Low Preservation of Rank Order between mRNA and Protein Levels across All Individuals
We first compared the correlations between mRNA expression levels within individuals measured by three expression platforms: Affymetrix exon arrays,25 Illumina expression arrays,24 and RNA-sequencing (RNA-seq).26 We observed a strong correlation between these independent measures of transcript abundance for all genes (Figure 2A; RNA-seq versus Illumina expression array, median ρ = 0.67; RNA-seq versus Affymetrix exon array, median ρ = 0.82; Illumina expression array versus Affymetrix exon array, median ρ = 0.62). These observations support previous reports that have demonstrated similarly highly correlated mRNA expression measurements between RNA-seq and expression array technologies when measuring mRNA expression from a single individual (ρ = 0.60–0.77).
However, for expression QTL analysis, the more relevant comparison is how well expression levels correlate for each gene measured across individuals. We examined the preservation of rank order between 173 overlapping gene-level protein and mRNA measurements across the 52 individuals that were examined in each study (Figure 2). Notably, the correlation of interindividual mRNA expression measurements was low across mRNA expression platforms and laboratories (median ρ = 0.09–0.17), consistent with results from a previous eQTL analysis on this cohort using all genes (median ρ = 0.12).26 The correlation between mRNA levels was significantly higher between microarray platforms (median ρ = 0.17) than between microarrays and RNA-seq (median ρ = 0.10, p = 2.80 × 10−4, Wilcoxon rank sum test), indicating that either biological or platform variance contributed substantial variability to previous mRNA expression studies. Similarly to previous observations in yeast and mice,10,11,15 little correlation was observed between transcript and protein levels within genes, across individuals (exon array median ρ = 0.03, expression array median ρ = 0.01, RNA-seq median ρ = 0.02) (Figure 2B). Although global mRNA and protein levels were not strongly correlated across individuals, they were enriched to be correlated with 12% of genes displaying significant preservation of interindividual rank order between mRNA and protein levels, even in the presence of biological variation associated with the propagation of cells across different laboratories.
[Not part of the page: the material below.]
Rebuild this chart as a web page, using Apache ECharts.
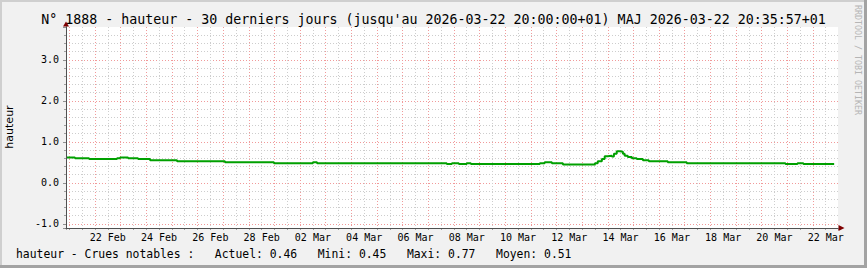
<!DOCTYPE html>
<html>
<head>
<meta charset="utf-8">
<script src="https://cdn.jsdelivr.net/npm/echarts@6/dist/echarts.min.js"></script>
<style>
html,body{margin:0;padding:0;background:#f1f1f1;}
#c{width:867px;height:268px;}
</style>
</head>
<body>
<div id="c"></div>
<script>
// time in days since 22 Feb 2026 00:00 (+01); each value holds until the next time (step)
const days = [-1.13, -0.78, -0.23, 0.86, 0.98, 1.29, 1.68, 2.15, 3.2, 5.07, 6.98, 8.5, 8.66, 13.72, 13.92, 14.19, 14.5, 14.66, 17.35, 17.54, 17.82, 18.25, 19.5, 19.61, 19.77, 19.88, 20.0, 20.16, 20.24, 20.35, 20.47, 20.59, 20.66, 20.78, 20.94, 21.13, 21.37, 21.6, 22.34, 23.08, 26.93, 27.4, 27.63, 28.83];
const values = [0.62, 0.60, 0.58, 0.60, 0.62, 0.60, 0.58, 0.55, 0.53, 0.50, 0.48, 0.50, 0.48, 0.46, 0.48, 0.46, 0.48, 0.46, 0.48, 0.50, 0.48, 0.45, 0.48, 0.53, 0.58, 0.65, 0.66, 0.64, 0.71, 0.77, 0.76, 0.71, 0.66, 0.63, 0.60, 0.58, 0.55, 0.53, 0.50, 0.48, 0.46, 0.48, 0.46, 0.46];
// x labels every 2 days (day offsets 0,2,...,28), centred at noon
const xTickLabels = ['22 Feb','24 Feb','26 Feb','28 Feb','02 Mar','04 Mar','06 Mar','08 Mar','10 Mar','12 Mar','14 Mar','16 Mar','18 Mar','20 Mar','22 Mar'];
const yTickLabels = ['-1.0','0.0','1.0','2.0','3.0'];
const statNames = ['Actuel','Mini','Maxi','Moyen'];
const statValues = [0.46, 0.45, 0.77, 0.51];
const titleText = "N° 1888 - hauteur - 30 derniers jours (jusqu'au 2026-03-22 20:00:00+01) MAJ 2026-03-22 20:35:57+01";

const xMin = -1.13, xMax = 28.98, yMin = -1.1, yMax = 3.8;
const MONO = 'DejaVu Sans Mono';
const minorGrid = {color:'#CDCDCD', type:[1,2], width:1};
const majorGrid = {color:'#F19A9A', type:[1,2], width:1};

const legendText = 'hauteur - Crues notables :   ' +
  statNames.map(function(n,i){ return n + ': ' + statValues[i].toFixed(2); }).join('   ');

const chart = echarts.init(document.getElementById('c'), null, {renderer:'svg', width:867, height:268});

const base = {type:'value', axisLine:{show:false, onZero:false}, axisTick:{show:false}, axisLabel:{show:false}, splitLine:{show:false}};

chart.setOption({
  animation:false,
  backgroundColor:'#F1F1F1',
  grid:{left:66, right:29, top:27, bottom:40, show:true, backgroundColor:'#FFFFFF', borderWidth:0},
  xAxis:[
    Object.assign({}, base, {min:xMin, max:xMax, position:'bottom', splitNumber:60, minInterval:0.5, maxInterval:0.5,
      axisTick:{show:true, length:2, lineStyle:{color:'#A0A0A0'}},
      splitLine:{show:true, showMinLine:false, showMaxLine:false, lineStyle:minorGrid}}),
    Object.assign({}, base, {min:xMin, max:xMax, position:'bottom', splitNumber:30, minInterval:1, maxInterval:1,
      axisLine:{show:true, onZero:false, symbol:['none','triangle'], symbolSize:[6,6], symbolOffset:[0,3.5], lineStyle:{color:'#7F0000', width:1}},
      splitLine:{show:true, showMinLine:false, showMaxLine:false, lineStyle:majorGrid}}),
    Object.assign({}, base, {min:xMin-0.5, max:xMax-0.5, position:'bottom', splitNumber:15, minInterval:2, maxInterval:2,
      axisLabel:{show:true, margin:4, fontFamily:MONO, fontSize:10, color:'#000',
        formatter:function(v){ const k = Math.round(v/2); return (Math.abs(v-2*k) < 1e-6 && xTickLabels[k]) ? xTickLabels[k] : ''; }}}),
    Object.assign({}, base, {min:xMin, max:xMax, position:'bottom', z:5,
      axisLine:{show:true, onZero:false, lineStyle:{color:'#505050', width:1}}})
  ],
  yAxis:[
    Object.assign({}, base, {min:yMin, max:yMax, position:'left', splitNumber:25, minInterval:0.2, maxInterval:0.2,
      axisTick:{show:true, length:2, lineStyle:{color:'#A0A0A0'}},
      splitLine:{show:true, showMinLine:false, showMaxLine:false, lineStyle:minorGrid}}),
    Object.assign({}, base, {min:yMin, max:yMax, position:'left', splitNumber:5, minInterval:1, maxInterval:1,
      axisLine:{show:true, onZero:false, symbol:['none','triangle'], symbolSize:[6,5], symbolOffset:[0,3], lineStyle:{color:'#7F0000', width:1}},
      axisTick:{show:true, length:3, lineStyle:{color:'#909090'}},
      axisLabel:{show:true, margin:7, fontFamily:MONO, fontSize:10, color:'#000',
        formatter:function(v){ const k = Math.round(v); return Math.abs(v-k) < 1e-6 && yTickLabels[k+1] ? yTickLabels[k+1] : ''; }},
      splitLine:{show:true, showMinLine:false, showMaxLine:false, lineStyle:majorGrid}}),
    Object.assign({}, base, {min:yMin, max:yMax, position:'left', z:5,
      axisLine:{show:true, onZero:false, lineStyle:{color:'#505050', width:1}}})
  ],
  series:[{
    type:'line', xAxisIndex:0, yAxisIndex:0, step:'end', showSymbol:false, symbol:'none', z:3,
    lineStyle:{color:'#00A000', width:2}, itemStyle:{color:'#00A000'},
    data: days.map(function(d,i){ return [d, values[i]]; })
  }],
  graphic:[
    {type:'rect', z:10, shape:{x:0, y:0, width:867, height:2}, style:{fill:'#CFCFCF'}},
    {type:'rect', z:10, shape:{x:0, y:0, width:2, height:268}, style:{fill:'#CFCFCF'}},
    {type:'rect', z:10, shape:{x:864, y:0, width:3, height:268}, style:{fill:'#A3A3A3'}},
    {type:'rect', z:10, shape:{x:0, y:265, width:867, height:3}, style:{fill:'#A3A3A3'}},
    {type:'text', z:10, x:433.5, y:19, style:{text:titleText, font:'13.3px "DejaVu Sans Mono"', fill:'#000', align:'center', verticalAlign:'middle'}},
    {type:'text', z:10, x:16, y:254, style:{text:legendText, font:'11.4px "DejaVu Sans Mono"', fill:'#000', align:'left', verticalAlign:'middle'}},
    {type:'text', z:10, x:9, y:127, rotation:Math.PI/2, style:{text:'hauteur', font:'11px "DejaVu Sans"', fill:'#000', align:'center', verticalAlign:'middle'}},
    {type:'text', z:10, x:858, y:5, rotation:-Math.PI/2, style:{text:'RRDTOOL / TOBI OETIKER', font:'8.3px "DejaVu Sans Mono"', fill:'#B5B5B5', align:'left', verticalAlign:'middle'}}
  ]
});
</script>
</body>
</html>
Several cellular characteristics including intrinsic growth rate, ATP levels, and EBV copy number have previously been shown to associate with gene expression levels and cellular phenotypes measured in LCLs.37,41,42 mRNA expression data sets have previously been adjusted for these cellular covariates to increase the ability to observe relationships between genotypes and mRNA expression levels.8,26,37 We surmised that these cellular variables might also be related to protein levels. We therefore tested for association between interindividual variation in these variables and with protein levels. We identified 197 protein variants that were nominally associated with at least one of six variables (Table S7). At an FDR of 5%, we found that 36 proteins were associated with intrinsic growth rate,35 28 proteins were associated with baseline ATP levels, and 21 proteins were associated with EBV copy number. Levels of phospho-S6 ribosomal protein (RPS6) and structural maintenance of chromosomes protein (SMC1A) were negatively correlated with cell growth (R = −0.33, p = 1.86 × 10−6 and R = −0.19, p = 2.62 × 10−4, respectively). Notably, we found that β-actin and α-tubulin protein levels were positively correlated with intrinsic growth rate (R = 0.12, p = 1.36 × 10−5 and R = 0.02, p = 0.04, respectively), suggesting that their use in total protein load normalization as housekeeping proteins, rather than the median sample load normalization we performed, would have resulted in an erroneous adjustment for intrinsic growth rate differences between cell lines.
Nominally associating with 21% of protein-level and 25% of RNA-seq-derived mRNA-level measurements, intrinsic growth rate was correlated with the highest number of mRNA and protein levels (Table S8). Indeed, of the 18 significant surrogate variables (SV) identified in the protein data set, the first SV was significantly associated with intrinsic growth rate (p = 0.03) and EBV copy number (p = 0.05), and the third SV was associated with intrinsic growth rate (p = 7.0 × 10−4), underscoring the high degree of association between global protein levels, intrinsic growth rate, and EBV copy number in LCLs.